# Model selection, and p-values

Fall 2022: Peter Ralph

https://uodsci.github.io/dsci345

In [1]:
import matplotlib
import matplotlib.pyplot as plt
matplotlib.rcParams['figure.figsize'] = (15, 8)
import numpy as np
import pandas as pd
from dsci345 import pretty

rng = np.random.default_rng(seed=123)

$$\renewcommand{\P}{\mathbb{P}} \newcommand{\E}{\mathbb{E}} \newcommand{\var}{\text{var}} \newcommand{\sd}{\text{sd}}$$
This is here so we can use `\P` and `\E` and `\var` and `\sd` in LaTeX below.

Outline:

1. We can fit models now (in two ways) but... what about "false positives",
    i.e., estimates of an effect when there isn't one?
2. Just fitting models willy-nilly leads to *bad* things:
    for instance, which studies are more likely to get spuriously large effects:
    small or large sample sizes?
3. One solution: also report the strength of support *against*
    a model of "no effect" (i.e., a p-value).
4. The t-test.

# False positives

## The danger of statistics

We now know how to fit models (in two ways!). Let's do experiments now!

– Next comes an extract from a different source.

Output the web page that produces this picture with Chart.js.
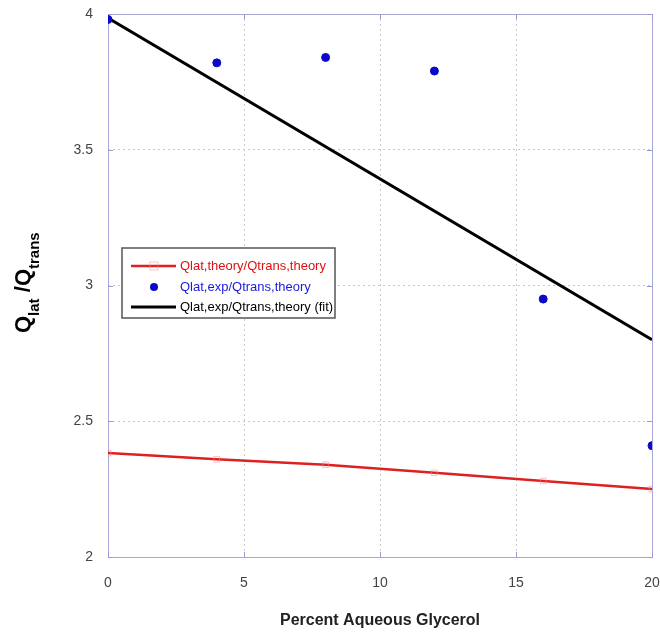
<!DOCTYPE html>
<html>
<head>
<meta charset="utf-8">
<script src="https://cdn.jsdelivr.net/npm/chart.js@4.4.1/dist/chart.umd.min.js"></script>
<style>
  html, body { margin: 0; padding: 0; background: #fff; }
  #wrap { width: 660px; height: 634px; }
</style>
</head>
<body>
<div id="wrap"><canvas id="c" width="660" height="634"></canvas></div>
<script>
// dados
const glycerolPct = [0, 4, 8, 12, 16, 20];
const ratioTheory = [2.383, 2.36, 2.34, 2.31, 2.28, 2.25];
const ratioExp = [3.98, 3.82, 3.84, 3.79, 2.95, 2.41];
const fitX = [0, 20];
const fitY = [3.985, 2.80];
const seriesLabels = ['Qlat,theory/Qtrans,theory', 'Qlat,exp/Qtrans,theory', 'Qlat,exp/Qtrans,theory (fit)'];

const toXY = (xs, ys) => xs.map((x, i) => ({ x: x, y: ys[i] }));

// moldura, legenda e título do eixo Y com subscritos
const extrasPlugin = {
  id: 'extras',
  beforeDatasetsDraw(chart) {
    const ctx = chart.ctx;
    const area = chart.chartArea;
    ctx.save();
    ctx.strokeStyle = '#a8a8d8';
    ctx.lineWidth = 1;
    ctx.strokeRect(Math.round(area.left) + 0.5, Math.round(area.top) + 0.5,
      Math.round(area.right - area.left), Math.round(area.bottom - area.top));

    // ticks internos nas quatro bordas
    ctx.strokeStyle = '#9a9ad0';
    const xs = chart.scales.x, ys = chart.scales.y;
    xs.ticks.forEach(t => {
      const px = Math.round(xs.getPixelForValue(t.value)) + 0.5;
      ctx.beginPath(); ctx.moveTo(px, area.top); ctx.lineTo(px, area.top + 5); ctx.stroke();
      ctx.beginPath(); ctx.moveTo(px, area.bottom); ctx.lineTo(px, area.bottom - 5); ctx.stroke();
    });
    ys.ticks.forEach(t => {
      const py = Math.round(ys.getPixelForValue(t.value)) + 0.5;
      ctx.beginPath(); ctx.moveTo(area.right, py); ctx.lineTo(area.right - 5, py); ctx.stroke();
      ctx.beginPath(); ctx.moveTo(area.left, py); ctx.lineTo(area.left + 5, py); ctx.stroke();
    });
    ctx.restore();
  },
  afterDraw(chart) {
    const ctx = chart.ctx;
    ctx.save();

    // título do eixo Y
    ctx.translate(30, 276);
    ctx.rotate(-Math.PI / 2);
    ctx.fillStyle = '#000';
    ctx.textBaseline = 'alphabetic';
    ctx.textAlign = 'left';
    let x = -57;
    ctx.font = 'bold 22px "Liberation Sans", Arial, sans-serif';
    ctx.fillText('Q', x, 0); x += ctx.measureText('Q').width;
    ctx.font = 'bold 15px "Liberation Sans", Arial, sans-serif';
    ctx.fillText('lat', x, 9); x += ctx.measureText('lat ').width + 2;
    ctx.font = 'bold 22px "Liberation Sans", Arial, sans-serif';
    ctx.fillText('/Q', x, 0); x += ctx.measureText('/Q').width;
    ctx.font = 'bold 15px "Liberation Sans", Arial, sans-serif';
    ctx.fillText('trans', x, 9);
    ctx.restore();

    // legenda
    ctx.save();
    const bx = 122, by = 248, bw = 213, bh = 70;
    ctx.fillStyle = '#fff';
    ctx.fillRect(bx, by, bw, bh);
    ctx.strokeStyle = '#555';
    ctx.lineWidth = 1.5;
    ctx.strokeRect(bx, by, bw, bh);
    ctx.font = '13px "Liberation Sans", Arial, sans-serif';
    ctx.textBaseline = 'middle';
    const rows = [266, 287, 307];
    chart.data.datasets.forEach((ds, i) => {
      const y = rows[i];
      if (ds.showLine !== false) {
        ctx.strokeStyle = ds.borderColor;
        ctx.lineWidth = ds.borderWidth;
        ctx.beginPath(); ctx.moveTo(131, y); ctx.lineTo(176, y); ctx.stroke();
      }
      if (ds.pointRadius > 0) {
        if (ds.pointStyle === 'rect') {
          ctx.strokeStyle = ds.pointBorderColor;
          ctx.lineWidth = 1;
          ctx.strokeRect(150, y - 4, 8, 8);
        } else {
          ctx.fillStyle = ds.pointBackgroundColor;
          ctx.beginPath(); ctx.arc(154, y, 4, 0, Math.PI * 2); ctx.fill();
        }
      }
      ctx.fillStyle = ds.textColor;
      ctx.fillText(ds.label, 180, y);
    });
    ctx.restore();
  }
};

const tickFont = { family: '"Liberation Sans", Arial', size: 14 };

new Chart(document.getElementById('c'), {
  type: 'line',
  data: {
    datasets: [
      {
        label: seriesLabels[0],
        data: toXY(glycerolPct, ratioTheory),
        borderColor: '#dd2020',
        borderWidth: 2.5,
        pointStyle: 'rect',
        pointRadius: 4,
        pointBorderColor: 'rgba(255,140,140,0.55)',
        pointBackgroundColor: 'rgba(0,0,0,0)',
        pointBorderWidth: 1,
        textColor: '#e01010',
        order: 3
      },
      {
        label: seriesLabels[1],
        data: toXY(glycerolPct, ratioExp),
        showLine: false,
        borderColor: '#0a0ac8',
        pointRadius: 4,
        pointBackgroundColor: '#0a0ac8',
        pointBorderColor: '#0a0ac8',
        textColor: '#1a1ae0',
        order: 1
      },
      {
        label: seriesLabels[2],
        data: toXY(fitX, fitY),
        borderColor: '#000',
        borderWidth: 3,
        pointRadius: 0,
        textColor: '#000',
        order: 2
      }
    ]
  },
  options: {
    responsive: false,
    animation: false,
    layout: { padding: { top: 14, right: 8, left: 0, bottom: 0 } },
    plugins: { legend: { display: false }, tooltip: { enabled: false } },
    scales: {
      x: {
        type: 'linear',
        min: 0, max: 20,
        ticks: { stepSize: 5, color: '#444', padding: 18, maxRotation: 0, font: tickFont },
        grid: { color: '#c8c8c8', drawTicks: false },
        border: { display: false, dash: [2, 3] },
        title: { display: true, text: 'Percent Aqueous Glycerol', color: '#222', font: { family: '"Liberation Sans", Arial', size: 16, weight: 'bold' }, padding: { top: 12 } },
        afterFit(scale) { scale.height = 77; scale.paddingLeft = 0; scale.paddingRight = 0; }
      },
      y: {
        min: 2, max: 4,
        ticks: { stepSize: 0.5, color: '#444', padding: 15, font: tickFont, callback: v => String(v) },
        grid: { color: '#c8c8c8', drawTicks: false },
        border: { display: false, dash: [2, 3] },
        afterFit(scale) { scale.width = 108; scale.paddingTop = 0; scale.paddingBottom = 0; }
      }
    }
  },
  plugins: [extrasPlugin]
});
</script>
</body>
</html>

Let's say we all go out and test our own favorite method for avoiding COVID:
vitamin C, vaccination, lots of coffee, lucky charms, chloroquine...
Everyone comes back with an estimate of
the relative risk of getting COVID using their treatment.
*How useful is this?*

Some people have much bigger studies than others:
whose methods will have the largest estimates:
large studies or small ones?

We need to also report a **measure of uncertainty**
and/or the **strength of statistical support**
for our results.

## My skeptical friend

*Me:* I have an amazing new treatment!
I had ten random people soak their feet in ice water three times a day for a month,
and none of them got sick!

*You:* Okay, sure, but they might not have got sick anyhow?

*Me:* No, I got that covered, I had ten other random people who didn't do this,
and three of them got sick.

*You:* Hm, okay, but isn't it kinda likely that you'd get such a big difference
even if the ice water doesn't do anything? Just by random chance?

*Me:* Gee, I dunno, how do we find out?

*You:* Well, this isn't perfect, but

In [4]:
ice = rng.binomial(n=10, p=3/20, size=10000)
not_ice = rng.binomial(n=10, p=3/20, size=10000)
np.mean(ice - not_ice >= 3)

0.0559

## Fingers

I think that writing affects the ligaments in your fingers,
so that the index finger on peoples' writing hands tends to be a different length
than the index finger on the other hand.

Let's collect some data!

In [5]:
# num_longer = 
# num_shorter =

It's maybe more natural to suppose there *isn't* a difference.
Okay, let's see how good my evidence is against this idea:
what's the probability that we'd see such a big difference
between those numbers even if we all just flipped coins to decide instead?

In [None]:
# num_heads =
# num_tails =

*Exercise:* find the "probability that we'd see such a big difference between those numbers even if we all just flipped coins", by simulation.

# The p-value

The $p$-value is

> the probability of seeing a result
> at least as surprising as what we observed in the data,
> if the null hypothesis is true.

The parts of this are:

- *the probability ... if the null hypothesis is true*:
    we need a concrete model we can compute probabilities with

- *a result*: a statistic summarizing how strongly our data suggest that model is *not* right

- *at least as surprising*: usually, the statistic is chosen so that larger values are more surprising

In the finger exercise, we found the probability that
if we all flipped fair coins,
the difference
between the number of people with Heads and with Tails
was at least as big as <FILL ME>,
the difference between the number of people with longer writing-hand fingers
and those with shorter writing-hand fingers.
    
*Why's this a $p$-value?*

# The $t$-test

It turns out that thanks to the Central Limit Theorem,
if 

- $X_1, \ldots, X_n$ are a bunch of independent samples from some distribution with mean $\mu$,
- $\bar X$ is the sample mean, and
- $S$ is the sample standard deviation,

then
$$  T = \frac{\bar X - \mu}{S}  $$
has, approximately, [Student's t distribution](https://en.wikipedia.org/wiki/Student%27s_t-distribution)
with $n-2$ degrees of freedom.

*Exercise:* interpret this. What's the units?
If it's small, what does that mean? Big?